[START Source data]

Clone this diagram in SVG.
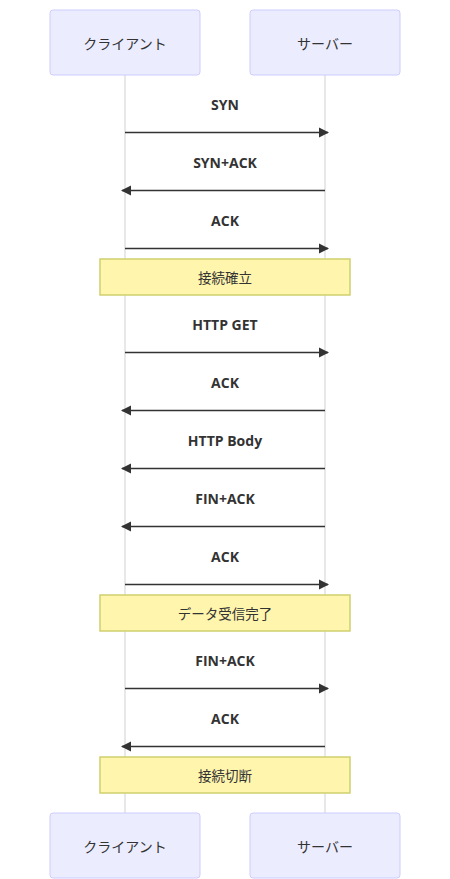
<svg xmlns="http://www.w3.org/2000/svg" width="450" height="879" viewBox="0 0 450 879">
<style>
.actor{fill:#ECECFF;stroke:#CCCCFF;stroke-width:1}
.atext{font-family:"Noto Sans CJK JP","Liberation Sans",sans-serif;font-size:14px;fill:#333;text-anchor:middle;dominant-baseline:central}
.life{stroke:#e0e0e0;stroke-width:1.5}
.msg{stroke:#333;stroke-width:1.5;fill:none}
.mtext{font-family:"Open Sans","Liberation Sans",sans-serif;font-size:14px;font-weight:bold;fill:#333;text-anchor:middle;dominant-baseline:central}
.note{fill:#fff5ad;stroke:#cfcf6e;stroke-width:1.5}
.ntext{font-family:"Noto Sans CJK JP","Liberation Sans",sans-serif;font-size:13.5px;fill:#333;text-anchor:middle;dominant-baseline:central}
</style>
<defs>
<marker id="ah" markerWidth="12" markerHeight="12" refX="9" refY="5" orient="auto-start-reverse" markerUnits="userSpaceOnUse" viewBox="0 0 12 10">
<path d="M0,0 L10,5 L0,10 z" fill="#333"/>
</marker>
</defs>
<rect width="450" height="879" fill="#fff"/>
<g id="lifelines">
<line class="life" x1="125" y1="75" x2="125" y2="813"/>
<line class="life" x1="325" y1="75" x2="325" y2="813"/>
</g>
<g id="actor-client-top"><rect class="actor" x="50" y="10" width="150" height="65" rx="3"/><text class="atext" x="125" y="42.5">クライアント</text></g>
<g id="actor-server-top"><rect class="actor" x="250" y="10" width="150" height="65" rx="3"/><text class="atext" x="325" y="42.5">サーバー</text></g>
<g id="connectors">
<line class="msg" x1="125" y1="132.5" x2="328" y2="132.5" marker-end="url(#ah)"/>
<text class="mtext" x="225" y="104">SYN</text>
<line class="msg" x1="325" y1="190.5" x2="122" y2="190.5" marker-end="url(#ah)"/>
<text class="mtext" x="225" y="162">SYN+ACK</text>
<line class="msg" x1="125" y1="248.5" x2="328" y2="248.5" marker-end="url(#ah)"/>
<text class="mtext" x="225" y="220">ACK</text>
<line class="msg" x1="125" y1="352.5" x2="328" y2="352.5" marker-end="url(#ah)"/>
<text class="mtext" x="225" y="324">HTTP GET</text>
<line class="msg" x1="325" y1="410.5" x2="122" y2="410.5" marker-end="url(#ah)"/>
<text class="mtext" x="225" y="382">ACK</text>
<line class="msg" x1="325" y1="468.5" x2="122" y2="468.5" marker-end="url(#ah)"/>
<text class="mtext" x="225" y="440">HTTP Body</text>
<line class="msg" x1="325" y1="526.5" x2="122" y2="526.5" marker-end="url(#ah)"/>
<text class="mtext" x="225" y="498">FIN+ACK</text>
<line class="msg" x1="125" y1="584.5" x2="328" y2="584.5" marker-end="url(#ah)"/>
<text class="mtext" x="225" y="556">ACK</text>
<line class="msg" x1="125" y1="688.5" x2="328" y2="688.5" marker-end="url(#ah)"/>
<text class="mtext" x="225" y="660">FIN+ACK</text>
<line class="msg" x1="325" y1="746.5" x2="122" y2="746.5" marker-end="url(#ah)"/>
<text class="mtext" x="225" y="718">ACK</text>
</g>
<g id="note1"><rect class="note" x="100" y="259" width="250" height="36"/><text class="ntext" x="225" y="277">接続確立</text></g>
<g id="note2"><rect class="note" x="100" y="595" width="250" height="36"/><text class="ntext" x="225" y="613">データ受信完了</text></g>
<g id="note3"><rect class="note" x="100" y="757" width="250" height="36"/><text class="ntext" x="225" y="775">接続切断</text></g>
<g id="actor-client-bottom"><rect class="actor" x="50" y="813" width="150" height="65" rx="3"/><text class="atext" x="125" y="845.5">クライアント</text></g>
<g id="actor-server-bottom"><rect class="actor" x="250" y="813" width="150" height="65" rx="3"/><text class="atext" x="325" y="845.5">サーバー</text></g>
</svg>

[END Source data]

### Stated task
Copy the whole listing above word for word but do not carry over the pictures.

### Result
Clone this diagram in SVG.
<svg xmlns="http://www.w3.org/2000/svg" width="450" height="879" viewBox="0 0 450 879">
<style>
.actor{fill:#ECECFF;stroke:#CCCCFF;stroke-width:1}
.atext{font-family:"Noto Sans CJK JP","Liberation Sans",sans-serif;font-size:14px;fill:#333;text-anchor:middle;dominant-baseline:central}
.life{stroke:#e0e0e0;stroke-width:1.5}
.msg{stroke:#333;stroke-width:1.5;fill:none}
.mtext{font-family:"Open Sans","Liberation Sans",sans-serif;font-size:14px;font-weight:bold;fill:#333;text-anchor:middle;dominant-baseline:central}
.note{fill:#fff5ad;stroke:#cfcf6e;stroke-width:1.5}
.ntext{font-family:"Noto Sans CJK JP","Liberation Sans",sans-serif;font-size:13.5px;fill:#333;text-anchor:middle;dominant-baseline:central}
</style>
<defs>
<marker id="ah" markerWidth="12" markerHeight="12" refX="9" refY="5" orient="auto-start-reverse" markerUnits="userSpaceOnUse" viewBox="0 0 12 10">
<path d="M0,0 L10,5 L0,10 z" fill="#333"/>
</marker>
</defs>
<rect width="450" height="879" fill="#fff"/>
<g id="lifelines">
<line class="life" x1="125" y1="75" x2="125" y2="813"/>
<line class="life" x1="325" y1="75" x2="325" y2="813"/>
</g>
<g id="actor-client-top"><rect class="actor" x="50" y="10" width="150" height="65" rx="3"/><text class="atext" x="125" y="42.5">クライアント</text></g>
<g id="actor-server-top"><rect class="actor" x="250" y="10" width="150" height="65" rx="3"/><text class="atext" x="325" y="42.5">サーバー</text></g>
<g id="connectors">
<line class="msg" x1="125" y1="132.5" x2="328" y2="132.5" marker-end="url(#ah)"/>
<text class="mtext" x="225" y="104">SYN</text>
<line class="msg" x1="325" y1="190.5" x2="122" y2="190.5" marker-end="url(#ah)"/>
<text class="mtext" x="225" y="162">SYN+ACK</text>
<line class="msg" x1="125" y1="248.5" x2="328" y2="248.5" marker-end="url(#ah)"/>
<text class="mtext" x="225" y="220">ACK</text>
<line class="msg" x1="125" y1="352.5" x2="328" y2="352.5" marker-end="url(#ah)"/>
<text class="mtext" x="225" y="324">HTTP GET</text>
<line class="msg" x1="325" y1="410.5" x2="122" y2="410.5" marker-end="url(#ah)"/>
<text class="mtext" x="225" y="382">ACK</text>
<line class="msg" x1="325" y1="468.5" x2="122" y2="468.5" marker-end="url(#ah)"/>
<text class="mtext" x="225" y="440">HTTP Body</text>
<line class="msg" x1="325" y1="526.5" x2="122" y2="526.5" marker-end="url(#ah)"/>
<text class="mtext" x="225" y="498">FIN+ACK</text>
<line class="msg" x1="125" y1="584.5" x2="328" y2="584.5" marker-end="url(#ah)"/>
<text class="mtext" x="225" y="556">ACK</text>
<line class="msg" x1="125" y1="688.5" x2="328" y2="688.5" marker-end="url(#ah)"/>
<text class="mtext" x="225" y="660">FIN+ACK</text>
<line class="msg" x1="325" y1="746.5" x2="122" y2="746.5" marker-end="url(#ah)"/>
<text class="mtext" x="225" y="718">ACK</text>
</g>
<g id="note1"><rect class="note" x="100" y="259" width="250" height="36"/><text class="ntext" x="225" y="277">接続確立</text></g>
<g id="note2"><rect class="note" x="100" y="595" width="250" height="36"/><text class="ntext" x="225" y="613">データ受信完了</text></g>
<g id="note3"><rect class="note" x="100" y="757" width="250" height="36"/><text class="ntext" x="225" y="775">接続切断</text></g>
<g id="actor-client-bottom"><rect class="actor" x="50" y="813" width="150" height="65" rx="3"/><text class="atext" x="125" y="845.5">クライアント</text></g>
<g id="actor-server-bottom"><rect class="actor" x="250" y="813" width="150" height="65" rx="3"/><text class="atext" x="325" y="845.5">サーバー</text></g>
</svg>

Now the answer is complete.